Public readings honour 100-year-old poem

University of Otago English and linguistics lecturer Dr Paul Tankard will be giving public...
University of Otago English and linguistics lecturer Dr Paul Tankard will be giving public readings of T.S. Eliot’s The Waste Land this month, to celebrate 100 years since it was written. Photo: Gerard O'Brien
At the time it was published, many thought T.S. Eliot’s poem The Waste Land was not worth the paper it was printed on.

A century later, it is being remembered as one of the great epic poems that marked the start of an epoch in the history of modern poetry.

To celebrate the milestone, University of Otago English and linguistics lecturer Dr Paul Tankard gave a public reading of the poem at Dunedin Public Library yesterday.

He said The Waste Land was important because it redefined what poetry was and what people expected from it.

"It changed people’s attitude to poetry.

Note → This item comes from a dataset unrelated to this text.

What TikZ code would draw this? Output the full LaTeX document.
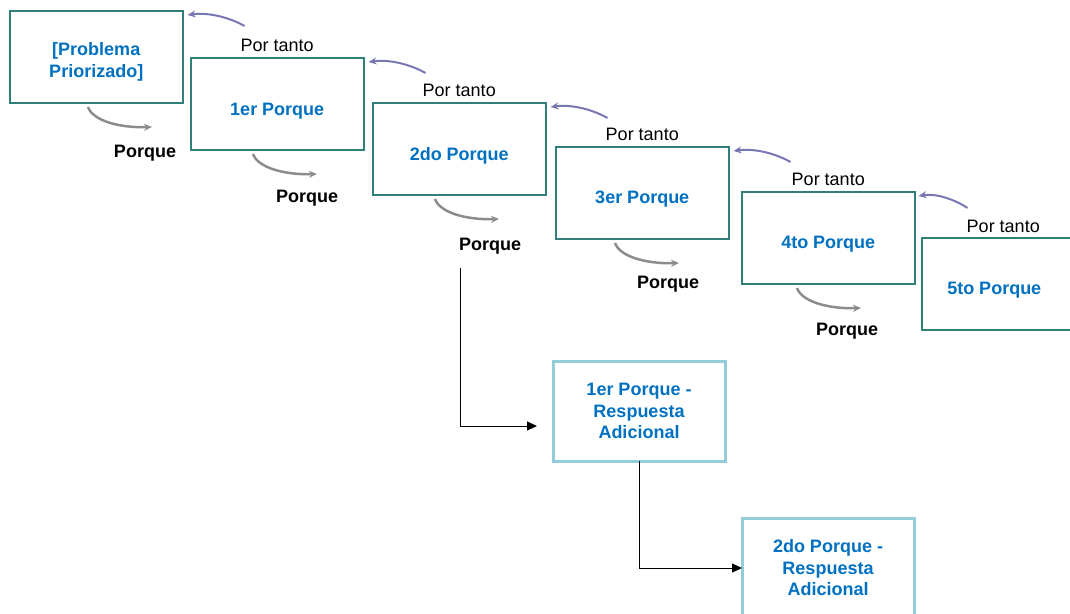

It was a revolutionary work in its time.

"It divided people - some people loved it and saw it as the poetry of the future.

"Other people were appalled by it and it was called rubbish and tripe.

"Someone said it was not so much a waste land as a waste of paper."

It was written in mid-1922, post World War 1, and contained five sections -The Burial of the Dead, A Game of Chess, The Fire Sermon, Death by Water and What the Thunder Said.

It presented a bleak picture of the landscape of the contemporary world and its history, and touched on Eliot’s anguish over what was happening to European culture.

"It’s about the chaos and sterility of contemporary society and culture, and of traditional literature and belief systems and social organisation falling into chaos."

While the poem was "complex and baffling", it was not incoherent, he said.

"It’s a poem that only ever hints and gestures at things. It’s a poem that you have to work at, it’s a poem that doesn’t explain itself."

Dr Tankard said he planned to continue giving public readings of the poem at various venues over the next three weeks.